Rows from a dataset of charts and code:
## START
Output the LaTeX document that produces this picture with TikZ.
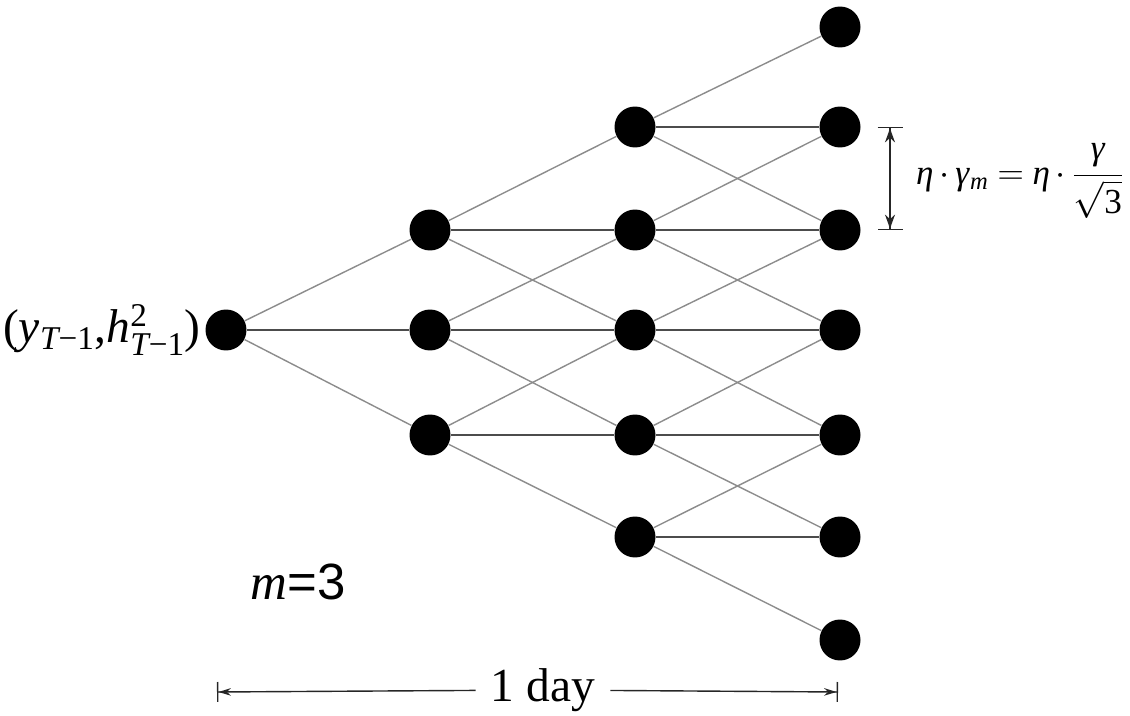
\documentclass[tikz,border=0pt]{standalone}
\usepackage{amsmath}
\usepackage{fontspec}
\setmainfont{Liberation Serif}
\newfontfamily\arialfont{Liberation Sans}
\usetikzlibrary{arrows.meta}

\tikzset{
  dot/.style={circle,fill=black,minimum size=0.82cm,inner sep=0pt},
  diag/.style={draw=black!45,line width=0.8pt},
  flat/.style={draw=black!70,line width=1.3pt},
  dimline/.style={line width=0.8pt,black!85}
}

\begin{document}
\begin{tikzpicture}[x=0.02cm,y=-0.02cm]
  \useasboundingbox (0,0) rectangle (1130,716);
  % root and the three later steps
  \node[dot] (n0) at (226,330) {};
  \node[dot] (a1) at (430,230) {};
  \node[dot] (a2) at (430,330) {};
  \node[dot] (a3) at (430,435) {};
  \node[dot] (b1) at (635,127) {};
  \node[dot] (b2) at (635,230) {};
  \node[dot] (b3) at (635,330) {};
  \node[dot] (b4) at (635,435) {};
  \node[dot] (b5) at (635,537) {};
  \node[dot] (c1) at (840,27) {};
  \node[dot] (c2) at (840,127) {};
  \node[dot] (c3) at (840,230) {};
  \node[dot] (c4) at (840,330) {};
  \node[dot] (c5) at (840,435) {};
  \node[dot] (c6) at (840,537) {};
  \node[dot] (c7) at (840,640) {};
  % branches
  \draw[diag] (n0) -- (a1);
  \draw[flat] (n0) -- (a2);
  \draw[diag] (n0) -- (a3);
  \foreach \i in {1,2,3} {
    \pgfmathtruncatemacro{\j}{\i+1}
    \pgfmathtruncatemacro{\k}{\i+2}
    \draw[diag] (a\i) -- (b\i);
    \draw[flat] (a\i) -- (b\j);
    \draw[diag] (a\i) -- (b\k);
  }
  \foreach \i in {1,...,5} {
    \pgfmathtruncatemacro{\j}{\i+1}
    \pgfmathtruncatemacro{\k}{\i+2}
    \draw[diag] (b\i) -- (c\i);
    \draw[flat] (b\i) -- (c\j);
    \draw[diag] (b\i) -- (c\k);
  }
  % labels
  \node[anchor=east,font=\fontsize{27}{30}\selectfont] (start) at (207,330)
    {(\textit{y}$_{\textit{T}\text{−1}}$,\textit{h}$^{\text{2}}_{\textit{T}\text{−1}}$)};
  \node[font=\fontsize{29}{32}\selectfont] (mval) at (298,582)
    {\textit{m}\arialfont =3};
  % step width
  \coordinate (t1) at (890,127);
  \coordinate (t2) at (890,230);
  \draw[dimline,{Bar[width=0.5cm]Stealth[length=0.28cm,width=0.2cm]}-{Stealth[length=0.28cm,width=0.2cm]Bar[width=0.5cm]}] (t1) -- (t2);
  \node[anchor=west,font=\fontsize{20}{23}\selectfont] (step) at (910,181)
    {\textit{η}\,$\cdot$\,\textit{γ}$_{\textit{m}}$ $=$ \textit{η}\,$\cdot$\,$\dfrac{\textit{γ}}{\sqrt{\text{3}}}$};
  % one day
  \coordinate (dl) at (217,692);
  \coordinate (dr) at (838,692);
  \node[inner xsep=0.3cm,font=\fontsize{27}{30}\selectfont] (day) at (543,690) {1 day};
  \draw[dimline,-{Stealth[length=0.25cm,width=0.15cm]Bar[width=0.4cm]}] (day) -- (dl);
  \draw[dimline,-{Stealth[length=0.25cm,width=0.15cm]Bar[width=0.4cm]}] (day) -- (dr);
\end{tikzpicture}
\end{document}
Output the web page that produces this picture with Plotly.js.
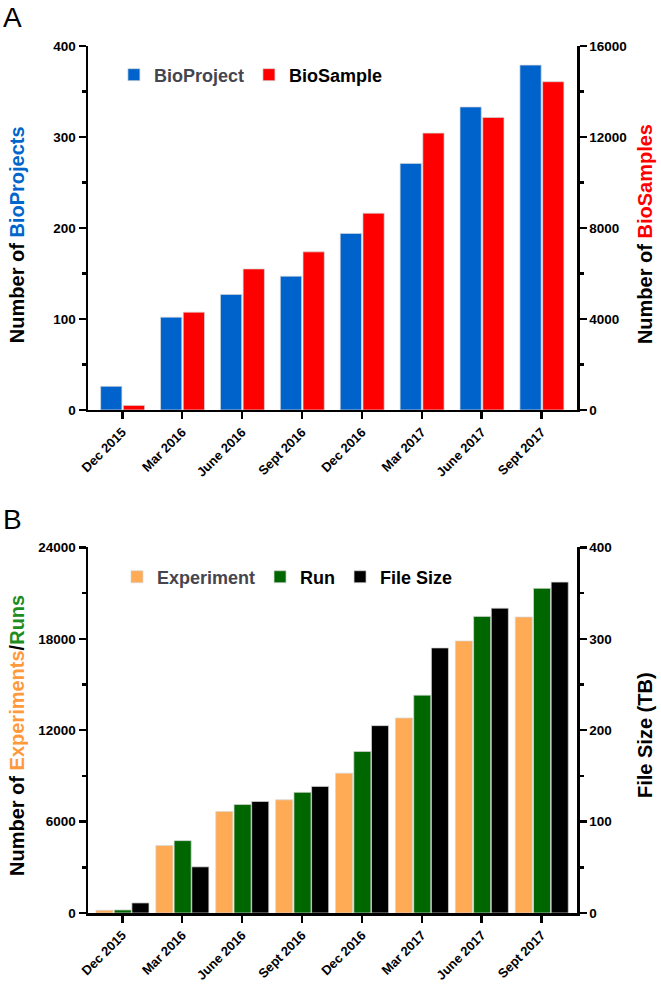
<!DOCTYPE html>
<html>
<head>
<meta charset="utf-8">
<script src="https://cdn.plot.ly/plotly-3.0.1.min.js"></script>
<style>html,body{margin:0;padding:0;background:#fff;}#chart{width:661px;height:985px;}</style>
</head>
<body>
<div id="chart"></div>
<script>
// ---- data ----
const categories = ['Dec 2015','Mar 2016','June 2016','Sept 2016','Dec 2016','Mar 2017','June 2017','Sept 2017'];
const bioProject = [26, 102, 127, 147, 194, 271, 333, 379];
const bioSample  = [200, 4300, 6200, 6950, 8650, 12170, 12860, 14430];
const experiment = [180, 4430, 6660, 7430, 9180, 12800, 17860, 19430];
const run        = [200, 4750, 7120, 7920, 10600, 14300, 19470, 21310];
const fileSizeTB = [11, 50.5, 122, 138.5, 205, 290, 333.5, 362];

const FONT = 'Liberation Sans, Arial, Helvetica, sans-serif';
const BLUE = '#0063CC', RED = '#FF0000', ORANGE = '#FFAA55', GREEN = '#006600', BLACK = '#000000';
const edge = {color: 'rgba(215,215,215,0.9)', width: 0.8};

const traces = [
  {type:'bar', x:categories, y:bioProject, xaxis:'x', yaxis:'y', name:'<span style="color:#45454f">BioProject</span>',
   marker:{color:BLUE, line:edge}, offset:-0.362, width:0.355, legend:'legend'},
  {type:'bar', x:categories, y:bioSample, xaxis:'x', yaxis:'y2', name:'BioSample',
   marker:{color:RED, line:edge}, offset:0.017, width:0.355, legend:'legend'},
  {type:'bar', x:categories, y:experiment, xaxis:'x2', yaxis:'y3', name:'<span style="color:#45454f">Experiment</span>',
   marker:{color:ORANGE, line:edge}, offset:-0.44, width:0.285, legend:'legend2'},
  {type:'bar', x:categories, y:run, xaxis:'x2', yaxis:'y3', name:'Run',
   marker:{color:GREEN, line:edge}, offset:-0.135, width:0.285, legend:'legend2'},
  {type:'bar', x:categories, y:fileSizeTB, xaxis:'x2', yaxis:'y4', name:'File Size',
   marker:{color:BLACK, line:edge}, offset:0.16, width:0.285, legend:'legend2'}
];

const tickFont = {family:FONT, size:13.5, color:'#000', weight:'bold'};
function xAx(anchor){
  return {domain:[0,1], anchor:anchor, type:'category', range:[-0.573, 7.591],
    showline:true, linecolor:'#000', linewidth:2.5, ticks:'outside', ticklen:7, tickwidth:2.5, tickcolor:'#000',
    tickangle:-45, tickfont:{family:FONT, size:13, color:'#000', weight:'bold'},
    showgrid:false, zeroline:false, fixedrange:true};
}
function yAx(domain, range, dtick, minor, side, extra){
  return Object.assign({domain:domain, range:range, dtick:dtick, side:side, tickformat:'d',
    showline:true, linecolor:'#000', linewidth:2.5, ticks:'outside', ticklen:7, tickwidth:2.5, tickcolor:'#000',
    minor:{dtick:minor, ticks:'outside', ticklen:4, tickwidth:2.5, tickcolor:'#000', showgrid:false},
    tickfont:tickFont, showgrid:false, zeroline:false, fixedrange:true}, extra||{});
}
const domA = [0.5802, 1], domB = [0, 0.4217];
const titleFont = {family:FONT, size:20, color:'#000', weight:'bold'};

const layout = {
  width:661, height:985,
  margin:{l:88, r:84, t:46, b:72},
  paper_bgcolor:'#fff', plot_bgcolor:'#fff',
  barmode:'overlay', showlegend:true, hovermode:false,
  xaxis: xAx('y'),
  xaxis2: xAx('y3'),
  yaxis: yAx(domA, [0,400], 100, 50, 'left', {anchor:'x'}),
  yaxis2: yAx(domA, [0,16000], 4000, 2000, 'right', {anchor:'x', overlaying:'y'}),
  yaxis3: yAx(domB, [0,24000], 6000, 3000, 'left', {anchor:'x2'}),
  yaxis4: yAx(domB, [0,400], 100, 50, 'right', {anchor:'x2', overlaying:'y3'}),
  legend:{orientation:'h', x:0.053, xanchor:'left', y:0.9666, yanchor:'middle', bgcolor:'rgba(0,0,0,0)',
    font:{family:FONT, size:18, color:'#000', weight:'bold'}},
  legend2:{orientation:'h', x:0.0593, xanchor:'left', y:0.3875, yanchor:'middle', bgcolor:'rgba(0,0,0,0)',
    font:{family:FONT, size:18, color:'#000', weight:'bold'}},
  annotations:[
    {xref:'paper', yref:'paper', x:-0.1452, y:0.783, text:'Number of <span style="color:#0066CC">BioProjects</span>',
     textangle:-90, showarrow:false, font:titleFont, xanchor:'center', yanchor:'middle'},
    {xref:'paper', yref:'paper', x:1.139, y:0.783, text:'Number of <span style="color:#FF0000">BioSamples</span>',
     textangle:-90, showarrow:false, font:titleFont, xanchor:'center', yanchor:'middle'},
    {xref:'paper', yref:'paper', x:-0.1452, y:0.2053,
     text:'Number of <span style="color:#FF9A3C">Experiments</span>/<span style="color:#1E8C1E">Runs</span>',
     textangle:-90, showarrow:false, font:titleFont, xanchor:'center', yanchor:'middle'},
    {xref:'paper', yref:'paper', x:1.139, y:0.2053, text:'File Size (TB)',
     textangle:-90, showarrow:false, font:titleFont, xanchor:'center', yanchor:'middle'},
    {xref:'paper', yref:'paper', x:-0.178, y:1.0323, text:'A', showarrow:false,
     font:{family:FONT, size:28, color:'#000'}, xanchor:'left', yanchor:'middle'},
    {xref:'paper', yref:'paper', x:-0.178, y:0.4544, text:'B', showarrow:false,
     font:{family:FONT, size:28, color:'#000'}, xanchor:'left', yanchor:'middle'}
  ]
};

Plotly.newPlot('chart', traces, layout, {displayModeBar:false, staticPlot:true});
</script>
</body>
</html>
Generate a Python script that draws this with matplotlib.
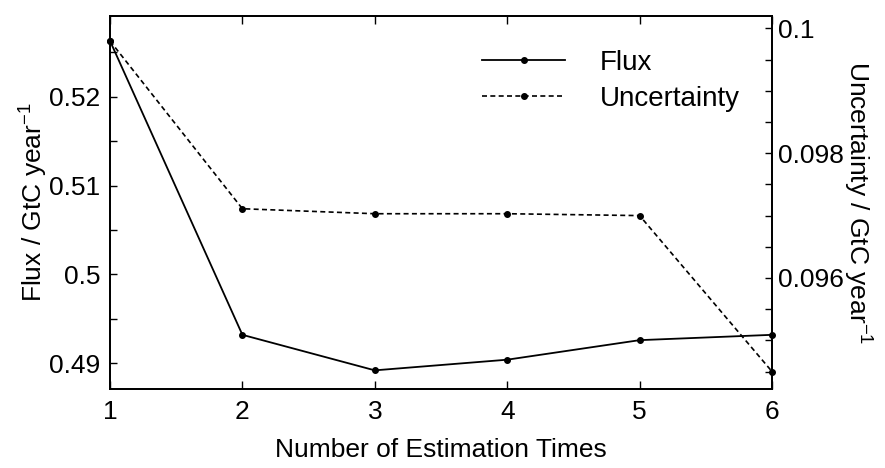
## END
PROBLEM:
Go through the listing above and return every line where the word "with" occurs.

THE OUTPUT:
Output the LaTeX document that produces this picture with TikZ.
Output the web page that produces this picture with Plotly.js.
Generate a Python script that draws this with matplotlib.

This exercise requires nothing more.